What is needed ▸ Extract the lines of the material below, beginning with the first and ending with the line that holds "from bokeh.resources import INLINE". Skip every picture.

________________________________________

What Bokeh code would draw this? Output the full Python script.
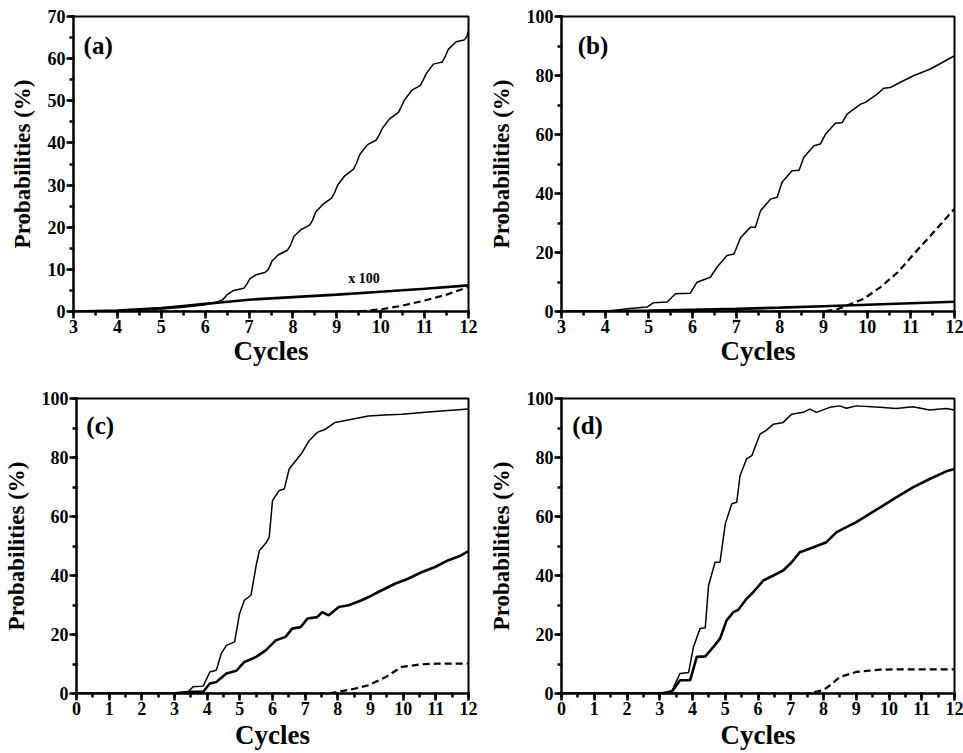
from bokeh.plotting import figure
from bokeh.layouts import column, row
from bokeh.models import Range1d, SingleIntervalTicker, Label
from bokeh.embed import file_html
from bokeh.resources import INLINE

# ---------------- data ----------------
a_thin_x = [3, 4, 5, 5.5, 6.0, 6.3, 6.4, 6.5, 6.65, 6.88, 6.95, 7.02, 7.18, 7.37, 7.44,
            7.52, 7.66, 7.88, 7.94, 8.02, 8.18, 8.38, 8.44, 8.52, 8.68, 8.88, 8.94, 9.02,
            9.18, 9.38, 9.44, 9.52, 9.7, 9.9, 9.96, 10.04, 10.2, 10.4, 10.46, 10.54, 10.72,
            10.9, 10.96, 11.04, 11.2, 11.4, 11.46, 11.54, 11.72, 11.9, 11.96, 12]
a_thin_y = [0, 0.2, 0.6, 1.0, 1.6, 2.4, 2.8, 4.0, 5.0, 5.5, 6.5, 7.8, 8.8, 9.3, 10.0,
            11.9, 13.4, 14.6, 15.6, 17.8, 19.4, 20.5, 21.5, 23.6, 25.4, 26.9, 28.0, 30.0,
            32.2, 33.8, 35.0, 37.2, 39.6, 40.7, 41.8, 43.5, 45.7, 47.2, 48.4, 50.2, 52.6,
            53.6, 54.8, 56.5, 58.7, 59.2, 60.3, 62.2, 64.0, 64.4, 65.2, 66.6]
a_thick_x = [3, 4, 5, 5.5, 6, 6.4, 7, 8, 9, 10, 11, 12]
a_thick_y = [0, 0.2, 0.8, 1.3, 1.8, 2.2, 2.8, 3.4, 4.0, 4.7, 5.4, 6.2]
a_dash_x = [3, 9.3, 9.6, 10.0, 10.5, 11.0, 11.5, 12.0]
a_dash_y = [0, 0, 0.1, 0.5, 1.4, 2.6, 4.0, 5.8]

b_thin_x = [3, 4.0, 4.5, 4.96, 5.11, 5.42, 5.61, 5.95, 6.1, 6.41, 6.56, 6.79, 6.95, 7.1,
            7.33, 7.44, 7.56, 7.79, 7.94, 8.05, 8.28, 8.44, 8.55, 8.78, 8.93, 9.05, 9.27,
            9.43, 9.54, 9.85, 9.96, 10.23, 10.38, 10.53, 10.76, 11.06, 11.45, 12]
b_thin_y = [0, 0, 0.9, 1.5, 3.0, 3.2, 6.0, 6.2, 9.9, 11.6, 15.0, 19.0, 19.5, 25.0,
            28.6, 28.6, 34.2, 38.1, 38.7, 43.8, 47.7, 47.9, 52.3, 56.2, 56.8, 60.2, 63.8,
            64.1, 66.9, 70.3, 70.9, 73.7, 75.7, 75.9, 77.7, 79.9, 82.2, 86.7]
b_thick_x = [3, 4, 5, 6, 7, 8, 9, 10, 11, 12]
b_thick_y = [0, 0.05, 0.3, 0.6, 0.9, 1.3, 1.8, 2.3, 2.8, 3.3]
b_dash_x = [3, 9.0, 9.3, 9.54, 9.92, 10.3, 10.7, 11.07, 11.45, 12]
b_dash_y = [0, 0, 0.7, 2.0, 4.3, 8.2, 13.3, 19.5, 25.7, 34.8]

c_thin_x = [0, 2.97, 3.42, 3.57, 3.88, 4.08, 4.28, 4.43, 4.59, 4.84, 4.99, 5.14, 5.34,
            5.5, 5.6, 5.8, 5.9, 6.0, 6.2, 6.36, 6.51, 6.71, 6.91, 7.12, 7.37, 7.62, 7.92,
            8.43, 8.94, 9.44, 9.95, 10.96, 12]
c_thin_y = [0, 0, 0.6, 2.3, 2.5, 7.3, 7.9, 13.5, 16.3, 17.5, 27.0, 31.6, 33.3,
            43.4, 48.5, 51.0, 53.0, 65.4, 68.8, 69.3, 76.1, 78.9, 81.7, 85.7, 88.5, 89.6, 91.9,
            93.0, 94.1, 94.4, 94.7, 95.6, 96.4]
c_thick_x = [0, 2.97, 3.47, 3.88, 4.08, 4.28, 4.59, 4.89, 5.14, 5.5, 5.8, 6.1, 6.4, 6.6,
             6.86, 7.07, 7.37, 7.52, 7.72, 8.03, 8.33, 8.73, 8.94, 9.24, 9.75, 10.15, 10.56,
             10.96, 11.37, 11.77, 12]
c_thick_y = [0, 0, 0.6, 0.6, 3.4, 3.9, 6.8, 7.7, 10.7, 12.4, 14.7, 18.0, 19.2, 22.0,
             22.5, 25.4, 25.9, 27.6, 26.5, 29.3, 29.9, 31.6, 32.7, 34.4, 37.2, 38.9, 41.1,
             42.8, 45.1, 46.8, 48.3]
c_dash_x = [0, 7.7, 8.03, 8.5, 8.94, 9.5, 9.95, 10.56, 11.0, 12]
c_dash_y = [0, 0, 0.6, 1.6, 2.8, 5.8, 9.0, 9.9, 10.1, 10.1]

d_thin_x = [0, 3.02, 3.37, 3.62, 3.88, 4.03, 4.23, 4.39, 4.49, 4.69, 4.84, 5.0, 5.2,
            5.35, 5.45, 5.65, 5.81, 6.06, 6.26, 6.47, 6.77, 7.03, 7.38, 7.58, 7.79, 8.19,
            8.5, 8.7, 9.0, 9.72, 10.22, 10.73, 11.24, 11.75, 12]
d_thin_y = [0, 0, 0.9, 6.8, 7.1, 15.8, 22.0, 22.3, 36.6, 44.5, 44.5, 57.5, 64.3,
            64.8, 73.8, 79.5, 80.6, 87.9, 89.3, 91.3, 91.9, 94.7, 95.3, 96.4, 95.3, 97.0,
            97.5, 96.7, 97.5, 97.0, 96.6, 97.2, 96.1, 96.6, 96.1]
d_thick_x = [0, 3.02, 3.37, 3.62, 3.93, 4.13, 4.39, 4.64, 4.84, 5.04, 5.25, 5.4, 5.65,
             5.86, 6.16, 6.47, 6.77, 7.03, 7.28, 7.69, 8.09, 8.4, 8.7, 9.0, 9.41, 9.82,
             10.22, 10.73, 11.24, 11.75, 12]
d_thick_y = [0, 0, 0.6, 4.5, 4.5, 12.4, 12.6, 15.8, 18.6, 24.8, 27.6, 28.4, 32.1,
             34.4, 38.3, 40.0, 41.7, 44.5, 47.9, 49.6, 51.3, 54.7, 56.4, 58.1, 60.9, 63.7,
             66.5, 69.9, 72.7, 75.3, 76.1]
d_dash_x = [0, 7.5, 7.99, 8.2, 8.5, 9.0, 9.72, 10.5, 12]
d_dash_y = [0, 0, 1.1, 2.8, 5.6, 7.3, 8.1, 8.2, 8.2]

x_label = "Cycles"
y_label = "Probabilities (%)"

FONT = "Liberation Serif"


def make_panel(xr, yr, ystep, thin, thick, dash, tag, tag_pos,
               width, height, mb_left, mb_right, mb_top, mb_bottom, xlab_standoff):
    p = figure(width=width, height=height,
               x_range=Range1d(*xr), y_range=Range1d(*yr),
               output_backend="svg", toolbar_location=None,
               min_border_left=mb_left, min_border_right=mb_right,
               min_border_top=mb_top, min_border_bottom=mb_bottom)
    p.grid.visible = False
    p.outline_line_color = "black"
    p.outline_line_width = 2
    p.outline_line_alpha = 1
    p.background_fill_color = "white"
    p.border_fill_color = "white"

    p.xaxis.ticker = SingleIntervalTicker(interval=1, num_minor_ticks=2)
    p.yaxis.ticker = SingleIntervalTicker(interval=ystep, num_minor_ticks=2)
    for ax in (p.xaxis[0], p.yaxis[0]):
        ax.axis_line_width = 2
        ax.axis_line_color = "black"
        ax.major_tick_line_color = "black"
        ax.minor_tick_line_color = "black"
        ax.major_tick_line_width = 2.5
        ax.minor_tick_line_width = 2.5
        ax.major_tick_in = 1
        ax.major_tick_out = 7
        ax.minor_tick_in = 1
        ax.minor_tick_out = 4
        ax.major_label_text_font = FONT
        ax.major_label_text_font_style = "bold"
        ax.major_label_text_color = "black"
        ax.major_label_standoff = 1
        ax.axis_label_text_font = FONT
        ax.axis_label_text_font_style = "bold"
        ax.axis_label_text_color = "black"
    p.xaxis.major_label_text_font_size = "18px"
    p.yaxis.major_label_text_font_size = "18px"
    p.xaxis.axis_label_text_font_size = "27px"
    p.yaxis.axis_label_text_font_size = "23px"
    p.xaxis.axis_label = x_label
    p.yaxis.axis_label = y_label
    p.xaxis.axis_label_standoff = xlab_standoff
    p.yaxis.axis_label_standoff = 10

    p.line(dash[0], dash[1], line_color="black", line_width=2.2, line_dash="7 4")
    p.line(thick[0], thick[1], line_color="black", line_width=2.6)
    p.line(thin[0], thin[1], line_color="black", line_width=1.5)

    p.add_layout(Label(x=tag_pos[0], y=tag_pos[1], text=tag, text_font=FONT,
                       text_font_style="bold", text_font_size="25px",
                       text_baseline="middle", text_align="left", text_color="black"))
    return p


pa = make_panel((3, 12), (0, 70), 10, (a_thin_x, a_thin_y), (a_thick_x, a_thick_y),
                (a_dash_x, a_dash_y), "(a)", (3.23, 63.1), 481, 381, 73, 13, 16, 70, 0)
pa.add_layout(Label(x=9.26, y=7.8, text="x 100", text_font=FONT, text_font_style="bold",
                    text_font_size="14px", text_baseline="middle", text_align="left",
                    text_color="black"))
pb = make_panel((3, 12), (0, 100), 20, (b_thin_x, b_thin_y), (b_thick_x, b_thick_y),
                (b_dash_x, b_dash_y), "(b)", (3.37, 90.2), 482, 381, 80, 9, 16, 70, 0)
pc = make_panel((0, 12), (0, 100), 20, (c_thin_x, c_thin_y), (c_thick_x, c_thick_y),
                (c_dash_x, c_dash_y), "(c)", (0.3, 90.8), 481, 372, 73, 13, 17, 60, 2)
pd = make_panel((0, 12), (0, 100), 20, (d_thin_x, d_thin_y), (d_thick_x, d_thick_y),
                (d_dash_x, d_dash_y), "(d)", (0.33, 90.8), 482, 372, 80, 9, 17, 60, 2)

layout = column(row(pa, pb), row(pc, pd))
open("out.html", "w").write(file_html(layout, INLINE))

________________________________________

Worked answer ▸
What Bokeh code would draw this? Output the full Python script.
from bokeh.plotting import figure
from bokeh.layouts import column, row
from bokeh.models import Range1d, SingleIntervalTicker, Label
from bokeh.embed import file_html
from bokeh.resources import INLINE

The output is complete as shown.